CLineObj *CQuadMap::Find(CWorldPoint &Point, CLineObj  *ExcludeObj)

{   
    CQuadrant theQuad(Point), // The quadrant of Point
              Quadx;

    CLineObj *foundLine = NULL;
	mLastOff = 1.e20;

    // Check all surrounding 9 quadrants
    for(int Quad = 0; Quad < CQuadrant::NEIGHBORCOUNT; Quad++)
    {
        // Get the list holding all matches for this quadrant
        Quadx = theQuad.GetNeighbor(Quad);

        QuadEntryMap::iterator it_line = mPipeQuadMap.lower_bound(Quadx.Quadx());
        if(it_line == mPipeQuadMap.end())
            continue;

        QuadLineEntrys::iterator it_row = it_line->second.lower_bound(Quadx.Quady());
        if(it_row == it_line->second.end())
            continue;

        LinePtrVec &theMap = it_row->second;
        
        // Test all Lines in the list of this quadrant
        for(LinePtrVec::iterator it = theMap.begin(); it != theMap.end(); it++)
        {
            if(ExcludeObj == *it)
                continue; 

            CWorldPoint pos;
            double d = (*it)->DistToPoint(Point, &pos);
            sgSearches++;
    
            if(d <= mMaxOff && (! foundLine || d < mLastOff))
            {
                mLastPos = pos;
                mLastOff = d;
                foundLine = *it;
                sgMatches++;
            }
        }
    }
    return foundLine;
}

Listing 6

After calling Add() for every line element (which takes 4760ms in the example) we now only have to check a very small fraction of all lines. In doing so the search time was reduced to about 0.007 ms -- which is about factor 36,000 compared to linear search. The batch process for all lines in the sample now needs only 21 seconds in total anymore.

Discussion

In the sample we reduced the total runtime from 8 days to 21 seconds (see Table 2 for details). The sample data of course is different from real-world data (i.e., from a GIS). But the runtime improvements shown here are comparable to those we encountered with data from GIS. Batch processing usually not only searches in data, but it also performs some action on it, which of course costs runtime that is not reduced by improving search. In the task I had to perform, the overall task was reduced from a number of days to a few hours. Also impressive is the difference between optimized and debug compiled code, which came to about factor 10.
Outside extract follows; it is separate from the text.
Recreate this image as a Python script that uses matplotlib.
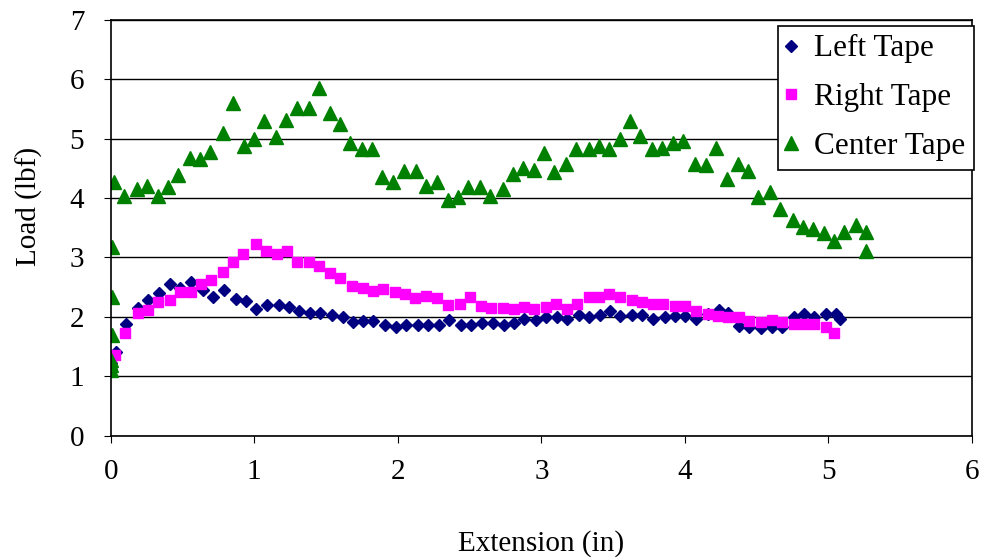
import matplotlib
matplotlib.use("Agg")
import matplotlib.pyplot as plt

plt.rcParams["font.family"] = ["Liberation Serif", "DejaVu Serif"]
plt.rcParams["font.size"] = 21

# extension (in) and load (lbf) for each tape
left_x = [0, 0.005, 0.037, 0.11, 0.19, 0.26, 0.34, 0.41, 0.48, 0.56, 0.64, 0.71,
          0.79, 0.87, 0.94, 1.01, 1.09, 1.17, 1.24, 1.31, 1.39, 1.46, 1.54, 1.62,
          1.69, 1.76, 1.83, 1.91, 1.99, 2.06, 2.14, 2.21, 2.29, 2.36, 2.44, 2.51,
          2.59, 2.66, 2.74, 2.81, 2.88, 2.96, 3.03, 3.11, 3.18, 3.26, 3.33, 3.41,
          3.48, 3.55, 3.63, 3.70, 3.78, 3.86, 3.93, 4.00, 4.08, 4.16, 4.24, 4.30,
          4.38, 4.45, 4.53, 4.61, 4.68, 4.76, 4.83, 4.90, 4.98, 5.05, 5.08]
left_load = [1.12, 1.22, 1.40, 1.88, 2.15, 2.28, 2.40, 2.55, 2.48, 2.59, 2.45, 2.33,
             2.45, 2.30, 2.27, 2.13, 2.20, 2.20, 2.17, 2.10, 2.07, 2.07, 2.03, 1.99,
             1.92, 1.93, 1.93, 1.86, 1.82, 1.86, 1.86, 1.86, 1.86, 1.95, 1.86, 1.86,
             1.90, 1.90, 1.86, 1.89, 1.96, 1.95, 1.99, 2.00, 1.97, 2.03, 1.99, 2.03,
             2.09, 2.01, 2.03, 2.03, 1.96, 2.00, 2.01, 2.01, 1.96, 2.05, 2.12, 2.06,
             1.85, 1.82, 1.81, 1.83, 1.83, 2.00, 2.05, 1.99, 2.04, 2.05, 1.97]

right_x = [0, 0.03, 0.10, 0.19, 0.26, 0.33, 0.41, 0.48, 0.56, 0.63, 0.70, 0.78,
           0.85, 0.92, 1.01, 1.08, 1.16, 1.23, 1.30, 1.38, 1.45, 1.53, 1.60, 1.68,
           1.76, 1.83, 1.90, 1.98, 2.05, 2.12, 2.20, 2.27, 2.35, 2.43, 2.50, 2.58,
           2.65, 2.73, 2.81, 2.88, 2.95, 3.03, 3.10, 3.18, 3.25, 3.33, 3.40, 3.47,
           3.55, 3.63, 3.70, 3.78, 3.85, 3.93, 4.00, 4.08, 4.16, 4.23, 4.30, 4.38,
           4.45, 4.53, 4.61, 4.68, 4.76, 4.83, 4.90, 4.98, 5.04]
right_load = [1.27, 1.35, 1.72, 2.06, 2.11, 2.25, 2.28, 2.42, 2.42, 2.56, 2.62, 2.76,
              2.93, 3.05, 3.23, 3.10, 3.06, 3.10, 2.93, 2.93, 2.86, 2.73, 2.66, 2.52,
              2.49, 2.43, 2.46, 2.42, 2.38, 2.32, 2.35, 2.32, 2.19, 2.21, 2.33, 2.18,
              2.15, 2.15, 2.13, 2.16, 2.13, 2.16, 2.21, 2.13, 2.21, 2.33, 2.33, 2.38,
              2.33, 2.29, 2.25, 2.21, 2.21, 2.18, 2.18, 2.09, 2.05, 2.01, 1.99, 2.00,
              1.93, 1.92, 1.95, 1.92, 1.88, 1.88, 1.88, 1.82, 1.72]

center_x = [0, 0.002, 0.004, 0.006, 0.008, 0.010, 0.023, 0.095, 0.18, 0.25, 0.33,
            0.40, 0.47, 0.55, 0.62, 0.69, 0.78, 0.85, 0.93, 1.00, 1.07, 1.15, 1.22,
            1.30, 1.38, 1.45, 1.53, 1.60, 1.67, 1.75, 1.82, 1.89, 1.97, 2.04, 2.13,
            2.20, 2.27, 2.35, 2.42, 2.49, 2.57, 2.64, 2.73, 2.80, 2.87, 2.95, 3.02,
            3.09, 3.17, 3.24, 3.33, 3.40, 3.47, 3.55, 3.62, 3.69, 3.77, 3.84, 3.92,
            3.99, 4.07, 4.15, 4.22, 4.29, 4.37, 4.44, 4.51, 4.59, 4.66, 4.75, 4.82,
            4.89, 4.97, 5.04, 5.11, 5.19, 5.26, 5.265]
center_load = [1.10, 1.18, 1.27, 1.69, 2.34, 3.17, 4.27, 4.03, 4.15, 4.21, 4.04,
               4.18, 4.38, 4.67, 4.65, 4.78, 5.09, 5.60, 4.88, 4.99, 5.29, 5.02, 5.31,
               5.52, 5.52, 5.86, 5.43, 5.25, 4.92, 4.82, 4.82, 4.35, 4.27, 4.45, 4.45,
               4.21, 4.27, 3.97, 4.01, 4.18, 4.18, 4.04, 4.15, 4.40, 4.51, 4.48, 4.75,
               4.44, 4.57, 4.82, 4.82, 4.88, 4.82, 4.99, 5.29, 5.05, 4.82, 4.85, 4.92,
               4.96, 4.57, 4.55, 4.85, 4.32, 4.58, 4.45, 4.01, 4.10, 3.81, 3.63, 3.51,
               3.47, 3.41, 3.27, 3.43, 3.55, 3.43, 3.10]

fig = plt.figure(figsize=(9.82, 5.59), dpi=100)
ax = fig.add_axes([0.1127, 0.2209, 0.8771, 0.7435])

ax.plot(left_x, left_load, linestyle="none", marker="D", markersize=6.2,
        color="#000080", label="Left Tape")
ax.plot(right_x, right_load, linestyle="none", marker="s", markersize=7.8,
        color="#FF00FF", label="Right Tape")
ax.plot(center_x, center_load, linestyle="none", marker="^", markersize=9.5,
        color="#008000", label="Center Tape")

ax.set_xlim(0, 6)
ax.set_ylim(0, 7)
ax.set_xticks(range(0, 7))
ax.set_yticks(range(0, 8))
ax.yaxis.grid(True, color="black", linewidth=1.0)
ax.set_axisbelow(True)
for side in ax.spines.values():
    side.set_color("black")
    side.set_linewidth(1.2)
ax.tick_params(axis="x", direction="out", length=5, pad=12, colors="black")
ax.tick_params(axis="y", direction="out", length=5, pad=14, colors="black")

ax.set_xlabel("Extension (in)")
ax.set_ylabel("Load (lbf)")
ax.xaxis.set_label_coords(0.5, -0.228)
ax.yaxis.set_label_coords(-0.079, 0.55)

leg = ax.legend(loc="upper right", bbox_to_anchor=(974 / 982, 1 - 25.7 / 559),
                bbox_transform=fig.transFigure, borderaxespad=0, fancybox=False,
                framealpha=1, edgecolor="black", borderpad=0.28,
                labelspacing=0.63, handlelength=0.3, handletextpad=0.58,
                fontsize=22.5)
leg.get_frame().set_linewidth(1.2)

fig.savefig("out.png", dpi=100)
Table 2: Comparison of search and batch processing times.

In this solution it becomes crucial to set the right width of the single quadrants: Setting them too small (i.e., 10 meter in the sample) increases the memory and the time to setup the data of CQuadMap. Setting it too large (i.e., 100 meter) more and more reduces the acceleration introduced by the algorithm. On real-world data I found that 25 meters is more appropriate. Below 10 meters, the amount of memory used soon reaches 1 GB and more. Keep in mind, that enlarging the size of the quadrants does not affect the search result though: It only leads to more lines checked as candidate, but it will still return the nearest element. Also still only those elements are returned that are not more far away than the maximum search width, even if the quadrant size is larger then this. It is illegal though to use a smaller quadrant size than the maximum search width.

Of course your units used can also be micrometers or miles.

The time to execute linear search grows linear with the number of lines used. When connecting all lines to each other it grows exponentially by n^2. The search time of CQuadMap turns out to be more or less linear and independent of the number of lines inserted. Connecting 1,000,000 lines to each other of course is a heavy task, but also when doing this with only 10,000 lines the runtime is reduced impressively from more than one minute to 188ms -- making such a task possible in real time (see table 2).

Conclusion

In this article I introduced a algorithm that reduces the search time for the next line of a given point to a fraction compared to linear search. The performance gain lays between 420 and 36,000 depending on the number of lines existing. The algorithm is implemented in C++ and publicly available.